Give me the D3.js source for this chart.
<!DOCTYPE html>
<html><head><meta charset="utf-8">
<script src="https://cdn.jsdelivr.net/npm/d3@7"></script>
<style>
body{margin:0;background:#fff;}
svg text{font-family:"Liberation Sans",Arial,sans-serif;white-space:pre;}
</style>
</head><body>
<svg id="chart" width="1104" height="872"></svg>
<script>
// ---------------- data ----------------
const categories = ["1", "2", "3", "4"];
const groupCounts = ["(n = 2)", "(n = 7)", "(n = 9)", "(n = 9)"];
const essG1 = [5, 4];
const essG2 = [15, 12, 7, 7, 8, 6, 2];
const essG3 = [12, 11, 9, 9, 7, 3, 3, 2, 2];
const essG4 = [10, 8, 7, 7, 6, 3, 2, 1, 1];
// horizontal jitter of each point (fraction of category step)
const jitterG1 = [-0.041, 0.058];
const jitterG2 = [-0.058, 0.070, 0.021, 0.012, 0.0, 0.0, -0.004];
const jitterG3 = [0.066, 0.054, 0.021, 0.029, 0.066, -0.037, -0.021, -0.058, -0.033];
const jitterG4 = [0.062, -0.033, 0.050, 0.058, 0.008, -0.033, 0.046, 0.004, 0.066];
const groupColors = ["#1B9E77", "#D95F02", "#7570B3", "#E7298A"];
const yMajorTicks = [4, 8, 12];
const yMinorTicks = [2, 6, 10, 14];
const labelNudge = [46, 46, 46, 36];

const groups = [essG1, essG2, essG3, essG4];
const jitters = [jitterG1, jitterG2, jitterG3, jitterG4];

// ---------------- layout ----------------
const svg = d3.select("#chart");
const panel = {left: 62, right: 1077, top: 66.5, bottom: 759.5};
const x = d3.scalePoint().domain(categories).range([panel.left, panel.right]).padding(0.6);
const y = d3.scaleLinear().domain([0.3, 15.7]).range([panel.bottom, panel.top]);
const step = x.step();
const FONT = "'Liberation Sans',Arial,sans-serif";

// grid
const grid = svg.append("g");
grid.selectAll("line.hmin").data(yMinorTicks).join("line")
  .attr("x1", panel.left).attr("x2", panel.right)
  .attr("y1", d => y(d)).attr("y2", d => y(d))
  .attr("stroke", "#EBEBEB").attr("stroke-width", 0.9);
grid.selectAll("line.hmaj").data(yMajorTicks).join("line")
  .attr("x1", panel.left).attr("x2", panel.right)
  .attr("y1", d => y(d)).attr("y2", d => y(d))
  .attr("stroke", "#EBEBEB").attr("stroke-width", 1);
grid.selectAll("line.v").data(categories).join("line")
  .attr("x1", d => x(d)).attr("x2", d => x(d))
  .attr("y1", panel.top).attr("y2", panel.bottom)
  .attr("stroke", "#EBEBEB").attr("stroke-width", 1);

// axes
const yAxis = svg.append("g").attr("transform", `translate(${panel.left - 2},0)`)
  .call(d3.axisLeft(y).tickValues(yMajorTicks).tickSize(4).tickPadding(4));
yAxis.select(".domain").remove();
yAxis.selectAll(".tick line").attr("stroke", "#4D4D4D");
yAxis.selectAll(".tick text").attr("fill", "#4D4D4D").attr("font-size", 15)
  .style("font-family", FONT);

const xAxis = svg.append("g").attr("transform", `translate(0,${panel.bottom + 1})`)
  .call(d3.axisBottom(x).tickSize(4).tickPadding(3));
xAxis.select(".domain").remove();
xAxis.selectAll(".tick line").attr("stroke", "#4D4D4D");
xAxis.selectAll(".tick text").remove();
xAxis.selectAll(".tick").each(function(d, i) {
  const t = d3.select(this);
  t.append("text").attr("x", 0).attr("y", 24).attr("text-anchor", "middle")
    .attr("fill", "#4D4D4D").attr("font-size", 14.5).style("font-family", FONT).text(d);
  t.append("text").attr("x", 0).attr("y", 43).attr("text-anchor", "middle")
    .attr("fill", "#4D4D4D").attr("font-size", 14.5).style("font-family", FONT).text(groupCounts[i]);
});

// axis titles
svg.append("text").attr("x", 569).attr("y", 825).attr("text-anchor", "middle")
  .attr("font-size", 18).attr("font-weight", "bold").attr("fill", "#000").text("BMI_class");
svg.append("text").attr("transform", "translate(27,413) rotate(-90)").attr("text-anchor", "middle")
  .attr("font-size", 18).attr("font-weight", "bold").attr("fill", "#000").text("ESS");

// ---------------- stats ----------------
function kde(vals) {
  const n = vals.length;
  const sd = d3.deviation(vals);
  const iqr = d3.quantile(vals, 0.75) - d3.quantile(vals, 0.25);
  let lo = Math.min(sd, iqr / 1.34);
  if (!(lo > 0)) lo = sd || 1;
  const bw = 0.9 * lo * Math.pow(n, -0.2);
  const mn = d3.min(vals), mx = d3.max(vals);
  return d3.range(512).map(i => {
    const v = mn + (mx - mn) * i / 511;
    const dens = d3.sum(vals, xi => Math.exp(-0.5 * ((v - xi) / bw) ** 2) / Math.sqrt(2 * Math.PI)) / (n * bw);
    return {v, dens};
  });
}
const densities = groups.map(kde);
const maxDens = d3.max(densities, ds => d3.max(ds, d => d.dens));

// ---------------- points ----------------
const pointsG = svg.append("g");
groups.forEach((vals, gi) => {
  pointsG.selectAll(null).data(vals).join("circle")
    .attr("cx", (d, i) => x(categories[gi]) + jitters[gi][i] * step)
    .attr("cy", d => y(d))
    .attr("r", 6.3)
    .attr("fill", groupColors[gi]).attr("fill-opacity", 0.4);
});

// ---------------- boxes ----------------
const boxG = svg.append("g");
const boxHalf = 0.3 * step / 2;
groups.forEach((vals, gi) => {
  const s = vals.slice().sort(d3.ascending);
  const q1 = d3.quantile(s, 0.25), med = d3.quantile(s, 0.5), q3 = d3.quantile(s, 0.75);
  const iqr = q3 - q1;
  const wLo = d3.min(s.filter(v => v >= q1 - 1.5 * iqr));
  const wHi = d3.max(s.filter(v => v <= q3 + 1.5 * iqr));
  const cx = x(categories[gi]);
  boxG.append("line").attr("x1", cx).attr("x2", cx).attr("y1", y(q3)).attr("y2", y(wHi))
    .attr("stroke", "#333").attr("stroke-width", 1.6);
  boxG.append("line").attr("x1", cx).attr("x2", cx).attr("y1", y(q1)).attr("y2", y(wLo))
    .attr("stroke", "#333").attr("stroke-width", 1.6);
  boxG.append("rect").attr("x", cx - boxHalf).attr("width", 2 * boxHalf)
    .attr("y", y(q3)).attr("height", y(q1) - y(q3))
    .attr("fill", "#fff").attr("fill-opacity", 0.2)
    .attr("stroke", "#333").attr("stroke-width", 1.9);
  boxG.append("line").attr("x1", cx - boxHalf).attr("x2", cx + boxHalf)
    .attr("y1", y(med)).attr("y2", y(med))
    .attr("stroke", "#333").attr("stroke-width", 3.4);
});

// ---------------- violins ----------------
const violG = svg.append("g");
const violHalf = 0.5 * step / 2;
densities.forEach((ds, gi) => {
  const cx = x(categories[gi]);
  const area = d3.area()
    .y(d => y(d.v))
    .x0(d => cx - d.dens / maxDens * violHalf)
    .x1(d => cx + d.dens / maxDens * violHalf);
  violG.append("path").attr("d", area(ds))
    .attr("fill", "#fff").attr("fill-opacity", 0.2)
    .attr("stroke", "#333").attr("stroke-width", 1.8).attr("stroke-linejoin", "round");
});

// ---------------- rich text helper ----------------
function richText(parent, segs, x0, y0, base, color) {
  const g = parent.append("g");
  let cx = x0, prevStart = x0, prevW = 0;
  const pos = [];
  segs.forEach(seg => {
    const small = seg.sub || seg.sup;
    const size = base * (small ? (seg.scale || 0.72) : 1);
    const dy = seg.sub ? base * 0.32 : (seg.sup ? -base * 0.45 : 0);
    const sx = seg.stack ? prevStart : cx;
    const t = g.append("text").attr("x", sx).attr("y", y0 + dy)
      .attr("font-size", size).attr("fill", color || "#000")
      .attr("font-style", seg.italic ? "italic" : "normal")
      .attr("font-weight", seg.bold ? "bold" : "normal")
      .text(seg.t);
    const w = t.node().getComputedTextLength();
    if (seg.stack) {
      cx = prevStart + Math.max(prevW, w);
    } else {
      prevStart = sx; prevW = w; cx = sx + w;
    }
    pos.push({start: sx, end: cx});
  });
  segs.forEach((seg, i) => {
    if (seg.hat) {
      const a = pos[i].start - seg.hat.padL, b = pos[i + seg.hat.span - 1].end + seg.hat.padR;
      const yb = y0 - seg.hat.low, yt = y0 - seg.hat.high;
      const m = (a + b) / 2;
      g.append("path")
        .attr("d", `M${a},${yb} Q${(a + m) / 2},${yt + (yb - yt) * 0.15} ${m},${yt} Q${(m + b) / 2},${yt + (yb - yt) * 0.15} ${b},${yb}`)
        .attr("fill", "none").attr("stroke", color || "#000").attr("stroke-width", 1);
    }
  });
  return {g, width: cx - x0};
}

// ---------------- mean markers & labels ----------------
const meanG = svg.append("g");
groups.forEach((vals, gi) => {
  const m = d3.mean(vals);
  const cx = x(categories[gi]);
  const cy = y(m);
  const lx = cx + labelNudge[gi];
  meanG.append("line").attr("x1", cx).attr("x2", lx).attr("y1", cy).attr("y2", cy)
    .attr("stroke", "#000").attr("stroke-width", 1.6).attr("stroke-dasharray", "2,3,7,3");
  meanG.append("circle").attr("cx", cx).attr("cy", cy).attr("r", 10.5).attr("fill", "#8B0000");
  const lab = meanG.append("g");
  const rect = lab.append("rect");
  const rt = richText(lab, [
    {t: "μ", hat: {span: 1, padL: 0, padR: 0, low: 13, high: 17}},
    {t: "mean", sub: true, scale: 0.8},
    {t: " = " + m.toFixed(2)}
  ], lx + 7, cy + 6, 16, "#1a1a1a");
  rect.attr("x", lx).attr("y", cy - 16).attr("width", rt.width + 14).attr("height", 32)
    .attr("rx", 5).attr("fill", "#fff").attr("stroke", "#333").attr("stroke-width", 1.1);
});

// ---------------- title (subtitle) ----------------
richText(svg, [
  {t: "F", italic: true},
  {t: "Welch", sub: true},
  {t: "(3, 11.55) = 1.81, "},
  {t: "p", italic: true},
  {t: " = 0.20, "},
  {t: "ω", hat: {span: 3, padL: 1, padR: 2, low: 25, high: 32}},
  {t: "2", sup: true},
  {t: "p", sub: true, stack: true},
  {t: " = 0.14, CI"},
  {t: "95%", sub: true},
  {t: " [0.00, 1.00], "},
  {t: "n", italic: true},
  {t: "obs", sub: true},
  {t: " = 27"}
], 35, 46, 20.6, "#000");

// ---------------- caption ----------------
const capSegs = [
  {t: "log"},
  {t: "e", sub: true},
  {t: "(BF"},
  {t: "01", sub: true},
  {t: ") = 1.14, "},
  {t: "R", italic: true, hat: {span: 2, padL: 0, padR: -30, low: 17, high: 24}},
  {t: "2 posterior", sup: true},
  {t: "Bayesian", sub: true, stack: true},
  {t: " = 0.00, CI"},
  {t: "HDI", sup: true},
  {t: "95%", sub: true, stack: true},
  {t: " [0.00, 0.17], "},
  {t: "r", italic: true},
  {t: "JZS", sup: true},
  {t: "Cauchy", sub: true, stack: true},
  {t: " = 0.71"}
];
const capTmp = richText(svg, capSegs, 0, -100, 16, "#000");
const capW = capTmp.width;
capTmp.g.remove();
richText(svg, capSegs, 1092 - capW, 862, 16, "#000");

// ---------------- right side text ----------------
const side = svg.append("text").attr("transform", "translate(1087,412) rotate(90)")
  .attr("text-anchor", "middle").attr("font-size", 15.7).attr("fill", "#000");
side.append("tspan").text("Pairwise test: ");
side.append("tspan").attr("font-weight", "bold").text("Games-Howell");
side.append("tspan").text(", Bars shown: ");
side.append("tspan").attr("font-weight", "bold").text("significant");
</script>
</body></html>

—————

> [Goal]:
Quote exactly the opening line of the material above and every line after it, up to and including the line that contains "const labelNudge = [46, 46, 46, 36];".

> [Worked answer]:
Give me the D3.js source for this chart.
<!DOCTYPE html>
<html><head><meta charset="utf-8">
<script src="https://cdn.jsdelivr.net/npm/d3@7"></script>
<style>
body{margin:0;background:#fff;}
svg text{font-family:"Liberation Sans",Arial,sans-serif;white-space:pre;}
</style>
</head><body>
<svg id="chart" width="1104" height="872"></svg>
<script>
// ---------------- data ----------------
const categories = ["1", "2", "3", "4"];
const groupCounts = ["(n = 2)", "(n = 7)", "(n = 9)", "(n = 9)"];
const essG1 = [5, 4];
const essG2 = [15, 12, 7, 7, 8, 6, 2];
const essG3 = [12, 11, 9, 9, 7, 3, 3, 2, 2];
const essG4 = [10, 8, 7, 7, 6, 3, 2, 1, 1];
// horizontal jitter of each point (fraction of category step)
const jitterG1 = [-0.041, 0.058];
const jitterG2 = [-0.058, 0.070, 0.021, 0.012, 0.0, 0.0, -0.004];
const jitterG3 = [0.066, 0.054, 0.021, 0.029, 0.066, -0.037, -0.021, -0.058, -0.033];
const jitterG4 = [0.062, -0.033, 0.050, 0.058, 0.008, -0.033, 0.046, 0.004, 0.066];
const groupColors = ["#1B9E77", "#D95F02", "#7570B3", "#E7298A"];
const yMajorTicks = [4, 8, 12];
const yMinorTicks = [2, 6, 10, 14];
const labelNudge = [46, 46, 46, 36];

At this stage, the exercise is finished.